4. Offer Solutions, Not Excuses
When issues arise, focus on solutions rather than excuses. If a client is unhappy with a certain aspect of your service or product, suggest practical ways to address the issue. Demonstrating your willingness to resolve their concerns can help shift the dynamic from adversarial to collaborative. Remember, your goal is to turn their dissatisfaction into satisfaction, thereby transforming challenges into opportunities for commendation. I’ve also found that conscious communication is a valuable tool in resolving client complaints. Validating their feelings (even if you disagree with their perspective), is a tremendous first step in amicably walking away or resolving the dispute altogether. It at the very least shows you’ve listened, processed, and sincerely care even if you don’t agree. It’s very possible to disagree while simultaneously having empathy and compassion for another human being. The bonus that compassion breeds confidence!
5. Know When to Let Go
Sometimes, no matter how hard you try, a relationship with a client may not be salvageable. Recognize when a client’s demands become too draining on your resources and detrimental to your business’s health. If all attempts at resolution have failed, it may be time to professionally part ways. Doing so in a respectful and clear manner will protect your business’s interests and mental well-being. I’ve had this issue especially in the world of litigation where client’s expectations can be so incredibly warped and on-sided. Sometimes you need to “let go”. I’ve found that throughout the course of the day “letting go” is a valuable tool. When is a good time to let go? Answer:” ALWAYS. There is always something you can leave out of your thought patterns because you’re devoting an unhealthy and unproductive amount of energy to the situation. Letting go is an important part of prioritizing your peace and making for a sound business owner and business leader.
6. Reflect and Learn
Every difficult client is a learning opportunity. Reflect on what went wrong and what went right. Could the situation have been handled differently? What can you improve in your client interaction protocols? Use these experiences to refine your approach, improve your service, and strengthen your client relationship management strategies. Even if you believe you’ve done “everything right”, put aside that ego-based thinking for a moment and ask yourself “what can I learn from this” or “how can I grow from this”? That’s the basis for what is called a “growth mindset”. When you start to re-wire your thoughts in this way, and start to stand outside of the flood of emotion and unproductive thinking and start to see opportunities from improvement in your process, whether personal or business related.

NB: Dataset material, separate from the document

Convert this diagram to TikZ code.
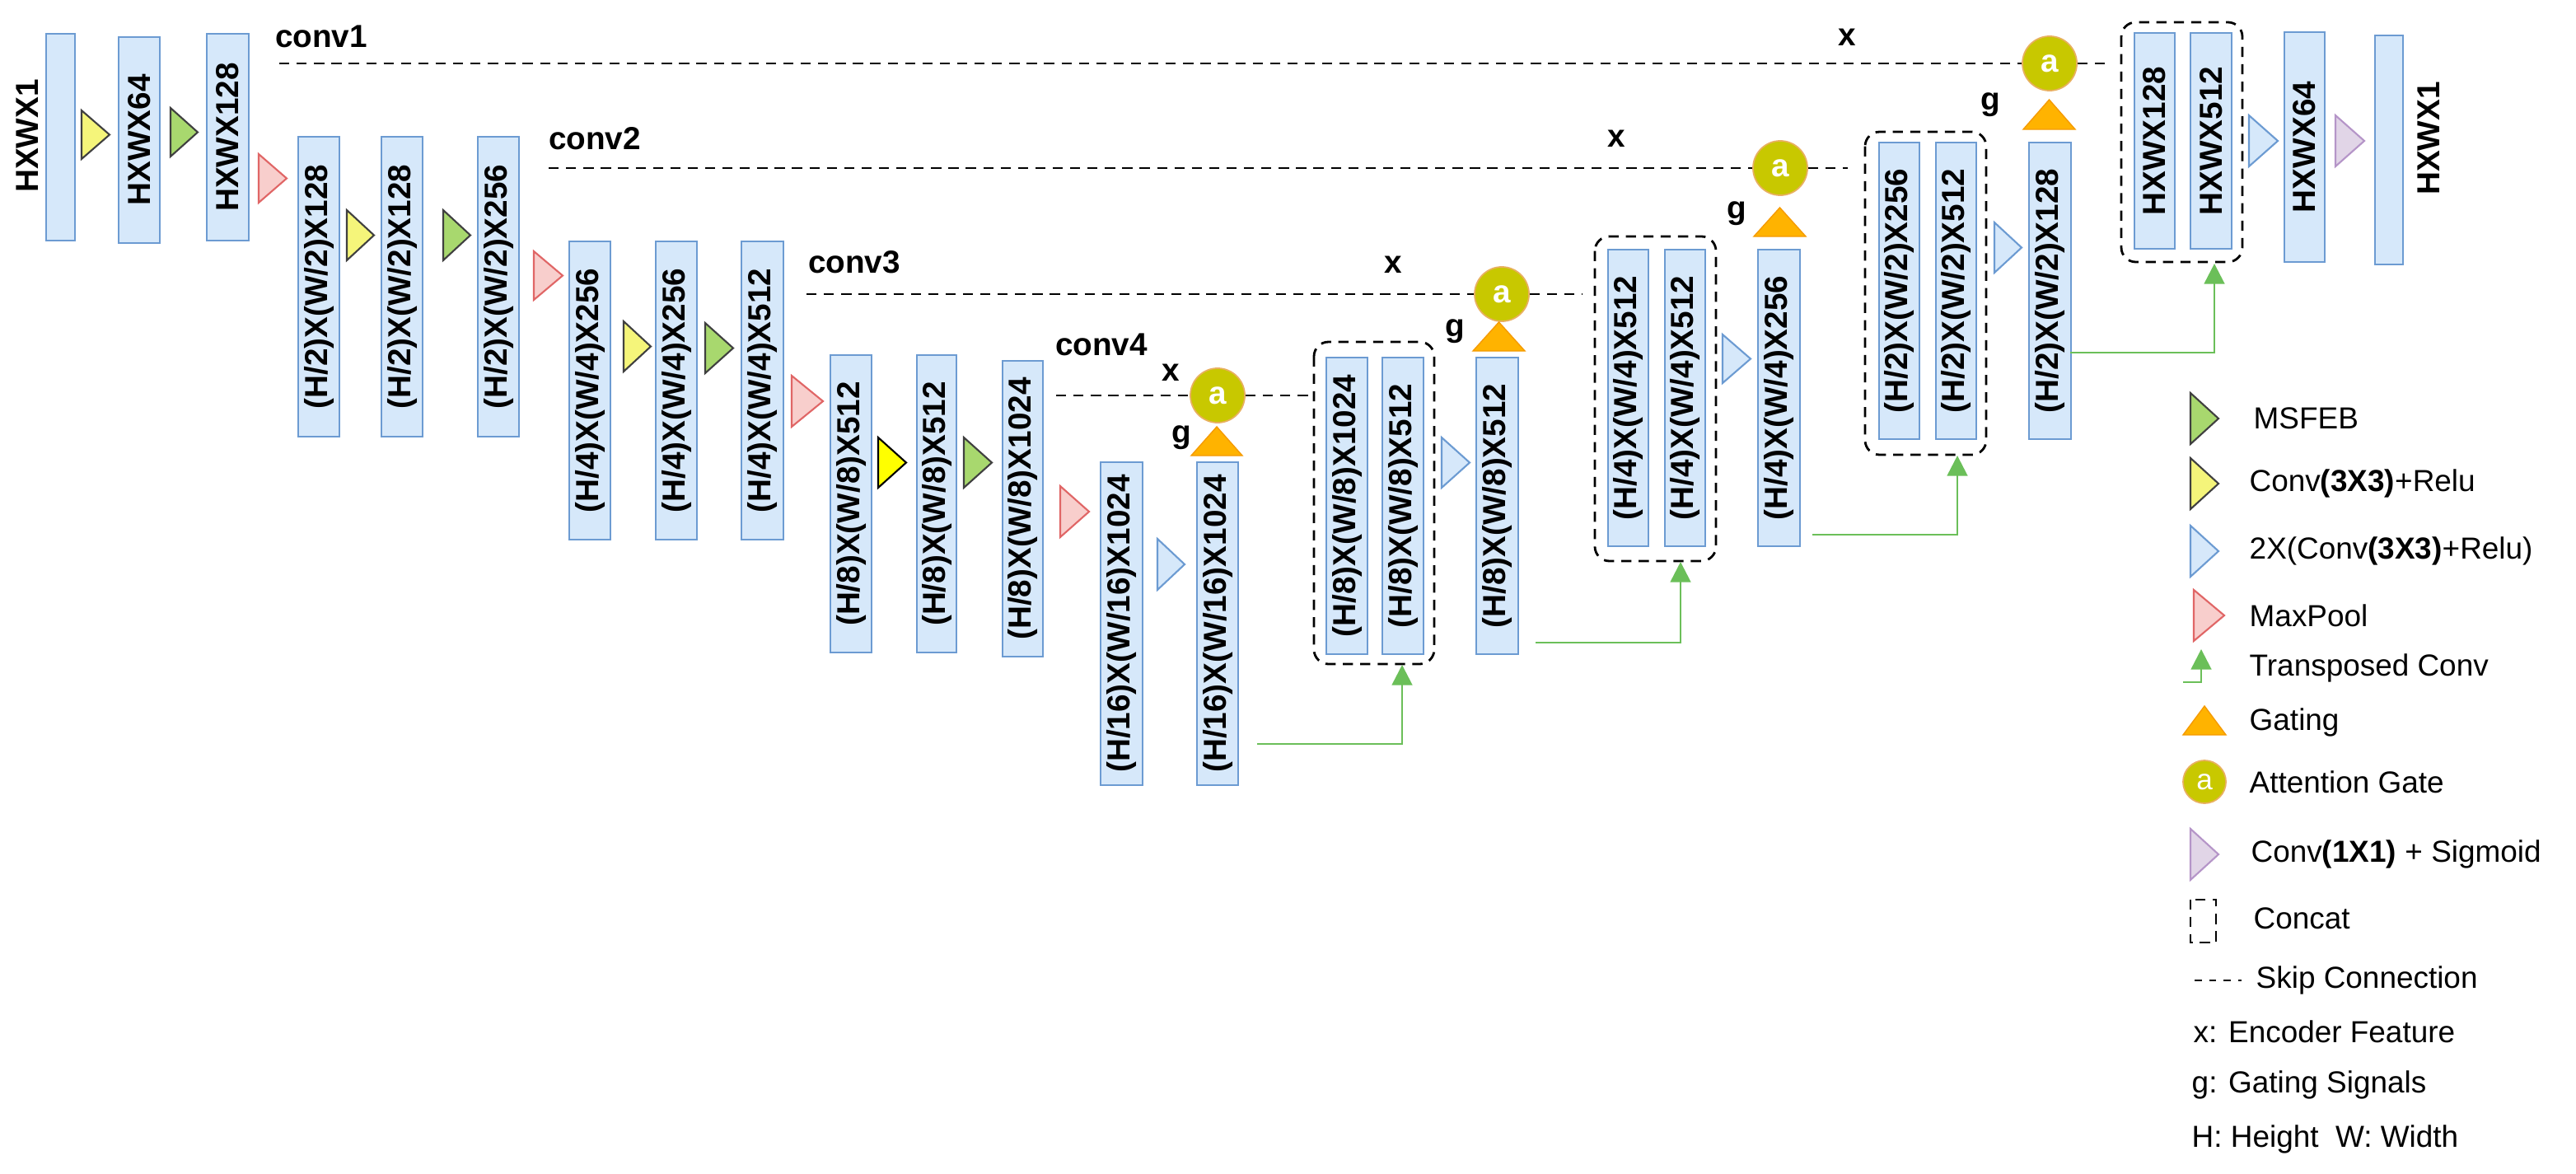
\documentclass[tikz,border=0pt]{standalone}
\usepackage{fontspec}
\setmainfont{Liberation Sans}
\usetikzlibrary{arrows.meta}
\definecolor{bfill}{HTML}{D6E8FA}
\definecolor{bline}{HTML}{6C9BD2}
\definecolor{gfill}{HTML}{A8D86E}
\definecolor{yfill}{HTML}{F5F57A}
\definecolor{yybright}{HTML}{FFFF00}
\definecolor{rfill}{HTML}{F8CECC}
\definecolor{rline}{HTML}{E06666}
\definecolor{pfill}{HTML}{E1D5E7}
\definecolor{pline}{HTML}{B595C8}
\definecolor{afill}{HTML}{C8C800}
\definecolor{aline}{HTML}{E8B060}
\definecolor{ofill}{HTML}{FFB300}
\definecolor{oline}{HTML}{F59A00}
\definecolor{garr}{HTML}{6BBF59}
\tikzset{
  blk/.style={fill=bfill,draw=bline,line width=0.6pt},
  lbl/.style={font=\fontsize{11}{13}\selectfont\bfseries,inner sep=0pt},
  tg/.style={fill=gfill,draw=black!75,line width=0.6pt},
  ty/.style={fill=yfill,draw=black!75,line width=0.6pt},
  tyb/.style={fill=yybright,draw=black,line width=0.6pt},
  tr/.style={fill=rfill,draw=rline,line width=0.6pt},
  tb/.style={fill=bfill,draw=bline,line width=0.6pt},
  tp/.style={fill=pfill,draw=pline,line width=0.6pt},
  gate/.style={fill=ofill,draw=oline,line width=0.4pt},
  att/.style={circle,fill=afill,draw=aline,line width=0.5pt,minimum size=0.66cm,inner sep=0pt,text=white,font=\fontsize{11}{13}\selectfont\bfseries},
  skip/.style={dash pattern=on 3.5pt off 2.5pt,line width=0.8pt},
  cat/.style={dash pattern=on 3.5pt off 2.5pt,line width=0.8pt,rounded corners=5pt},
  garrow/.style={draw=garr,line width=0.8pt,-{Triangle[width=7pt,length=7pt]}},
  bt/.style={font=\fontsize{11}{13}\selectfont\bfseries,inner sep=0pt},
  leg/.style={font=\fontsize{10.5}{12}\selectfont,anchor=west,inner sep=0pt}
}
\newcommand{\blk}[6]{\draw[blk] (#2,#4) rectangle (#3,#5); \node[lbl,rotate=90] (#1) at ({(#2+#3)/2},{(#4+#5)/2}) {#6};}
\newcommand{\rtri}[5]{\filldraw[#1] (#2,#4) -- (#3,{(#4+#5)/2}) -- (#2,#5) -- cycle;}
\newcommand{\gtri}[4]{\filldraw[gate] (#1,#4) -- ({(#1+#2)/2},#3) -- (#2,#4) -- cycle;}
\begin{document}
\begin{tikzpicture}[x=0.01cm,y=-0.01cm]
\useasboundingbox (0,0) rectangle (3127,1424);
% encoder
\node[lbl,rotate=90] (in) at (33,165) {HXWX1};
\draw[blk] (56,41) rectangle (91,292);
\blk{e01}{144}{194}{45}{295}{HXWX64}
\blk{e02}{251}{302}{41}{292}{HXWX128}
\rtri{ty}{99}{133}{134}{193}
\rtri{tg}{207}{240}{131}{190}
\rtri{tr}{314}{348}{187}{246}
\blk{e11}{362}{412}{166}{530}{(H/2)X(W/2)X128}
\blk{e12}{463}{513}{166}{530}{(H/2)X(W/2)X128}
\blk{e13}{580}{630}{166}{530}{(H/2)X(W/2)X256}
\rtri{ty}{421}{454}{255}{316}
\rtri{tg}{538}{571}{255}{316}
\rtri{tr}{648}{683}{305}{364}
\blk{e21}{691}{741}{293}{655}{(H/4)X(W/4)X256}
\blk{e22}{796}{846}{293}{655}{(H/4)X(W/4)X256}
\blk{e23}{900}{951}{293}{655}{(H/4)X(W/4)X512}
\rtri{ty}{757}{790}{390}{451}
\rtri{tg}{856}{890}{392}{453}
\rtri{tr}{961}{999}{456}{518}
\blk{e31}{1008}{1058}{431}{792}{(H/8)X(W/8)X512}
\blk{e32}{1113}{1161}{431}{792}{(H/8)X(W/8)X512}
\blk{e33}{1217}{1266}{438}{797}{(H/8)X(W/8)X1024}
\rtri{tyb}{1066}{1100}{531}{592}
\rtri{tg}{1170}{1204}{531}{592}
\rtri{tr}{1287}{1322}{590}{652}
\blk{e41}{1336}{1387}{561}{953}{(H/16)X(W/16)X1024}
\rtri{tb}{1405}{1438}{654}{716}
\blk{d41}{1453}{1503}{561}{953}{(H/16)X(W/16)X1024}
% conv labels and skips
\node[bt] (c1) at (390,44) {conv1};
\node[bt] (c2) at (722,168) {conv2};
\node[bt] (c3) at (1037,318) {conv3};
\node[bt] (c4) at (1337,418) {conv4};
\coordinate (s1) at (339,77); \coordinate (s2) at (666,204); \coordinate (s3) at (979,357); \coordinate (s4) at (1282,480);
\node[att] (a1) at (2488,77) {a};
\node[att] (a2) at (2161,204) {a};
\node[att] (a3) at (1823,357) {a};
\node[att] (a4) at (1478,480) {a};
\draw[skip] (s1) -- (a1); \draw[skip] (s2) -- (a2); \draw[skip] (s3) -- (a3); \draw[skip] (s4) -- (a4);
\coordinate (k1) at (2562,77); \coordinate (k2) at (2243,204); \coordinate (k3) at (1921,357); \coordinate (k4) at (1590,480);
\draw[skip] (a1) -- (k1); \draw[skip] (a2) -- (k2); \draw[skip] (a3) -- (k3); \draw[skip] (a4) -- (k4);
\node[bt] (x1) at (2242,45) {x}; \node[bt] (x2) at (1962,168) {x};
\node[bt] (x3) at (1691,321) {x}; \node[bt] (x4) at (1421,452) {x};
\node[bt] (g1) at (2416,127) {g}; \node[bt] (g2) at (2108,259) {g};
\node[bt] (g3) at (1766,402) {g}; \node[bt] (g4) at (1434,531) {g};
\gtri{2456}{2519}{121}{157}
\gtri{2129}{2192}{252}{287}
\gtri{1788}{1851}{391}{426}
\gtri{1446}{1508}{518}{553}
% decoder stage 3
\draw[cat] (1595,415) rectangle (1741,806);
\blk{c31}{1610}{1660}{434}{794}{(H/8)X(W/8)X1024}
\blk{c32}{1678}{1728}{434}{794}{(H/8)X(W/8)X512}
\rtri{tb}{1750}{1784}{531}{592}
\blk{d31}{1792}{1843}{434}{794}{(H/8)X(W/8)X512}
% decoder stage 2
\draw[cat] (1936,287) rectangle (2083,681);
\blk{c21}{1952}{2001}{303}{663}{(H/4)X(W/4)X512}
\blk{c22}{2021}{2070}{303}{663}{(H/4)X(W/4)X512}
\rtri{tb}{2091}{2125}{406}{465}
\blk{d21}{2134}{2185}{303}{663}{(H/4)X(W/4)X256}
% decoder stage 1
\draw[cat] (2264,160) rectangle (2411,552);
\blk{c11}{2281}{2330}{173}{533}{(H/2)X(W/2)X256}
\blk{c12}{2350}{2399}{173}{533}{(H/2)X(W/2)X512}
\rtri{tb}{2421}{2454}{270}{331}
\blk{d11}{2463}{2514}{173}{533}{(H/2)X(W/2)X128}
% decoder stage 0
\draw[cat] (2575,27) rectangle (2722,318);
\blk{c01}{2591}{2640}{40}{302}{HXWX128}
\blk{c02}{2659}{2709}{40}{302}{HXWX512}
\rtri{tb}{2730}{2765}{140}{202}
\blk{d01}{2773}{2822}{39}{318}{HXWX64}
\rtri{tp}{2835}{2870}{140}{202}
\draw[blk] (2883,43) rectangle (2917,321);
\node[lbl,rotate=90] (out) at (2948,168) {HXWX1};
% transposed conv arrows
\coordinate (u1) at (1526,903); \coordinate (v1) at (1702,807);
\coordinate (u2) at (1864,780); \coordinate (v2) at (2040,682);
\coordinate (u3) at (2200,649); \coordinate (v3) at (2376,553);
\coordinate (u4) at (2513,428); \coordinate (v4) at (2688,320);
\draw[garrow] (u1) -| (v1); \draw[garrow] (u2) -| (v2);
\draw[garrow] (u3) -| (v3); \draw[garrow] (u4) -| (v4);
% legend
\rtri{tg}{2659}{2693}{477}{539}
\node[leg] (l1) at (2735,508) {MSFEB};
\rtri{ty}{2659}{2693}{556}{618}
\node[leg] (l2) at (2730,587) {Conv\textbf{(3X3)}+Relu};
\rtri{tb}{2659}{2693}{638}{700}
\node[leg] (l3) at (2730,669) {2X(Conv\textbf{(3X3)}+Relu)};
\rtri{tr}{2663}{2700}{716}{778}
\node[leg] (l4) at (2730,747) {MaxPool};
\coordinate (lt0) at (2650,828); \coordinate (lt1) at (2672,788);
\draw[garrow] (lt0) -| (lt1);
\node[leg] (l5) at (2730,811) {Transposed Conv};
\gtri{2650}{2702}{857}{892}
\node[leg] (l6) at (2730,877) {Gating};
\node[att,minimum size=0.52cm,font=\fontsize{10}{12}\selectfont] (la) at (2676,949) {a};
\node[leg] (l7) at (2730,949) {Attention Gate};
\rtri{tp}{2659}{2693}{1006}{1068}
\node[leg] (l8) at (2732,1037) {Conv\textbf{(1X1)} + Sigmoid};
\draw[dash pattern=on 3.5pt off 2.5pt,line width=0.7pt] (2659,1092) rectangle (2690,1144);
\node[leg] (l9) at (2735,1115) {Concat};
\coordinate (ls0) at (2664,1190); \coordinate (ls1) at (2721,1190);
\draw[dash pattern=on 2.5pt off 2.5pt,line width=0.7pt] (ls0) -- (ls1);
\node[leg] (l10) at (2738,1190) {Skip Connection};
\node[leg] (l11) at (2662,1252) {x: Encoder Feature};
\node[leg] (l12) at (2660,1317) {g: Gating Signals};
\node[leg] (l13) at (2660,1383) {H: Height\ \ W: Width};
\end{tikzpicture}
\end{document}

Dealing with difficult or ungrateful clients is never pleasant, but with the right mindset, it can be incredibly rewarding. These experiences push you to hone your communication skills, fortify your business practices, and enhance your customer service. Each challenging client is an opportunity to build resilience and reaffirm your commitment to your business values.
Remember, it’s not just about surviving these tough interactions—it’s about thriving through them. With grace and grit, you can navigate the stormy waters of client management and sail your business to calmer, more prosperous seas. Keep your head up and your spirits high; your approach to challenges today shapes your business success tomorrow.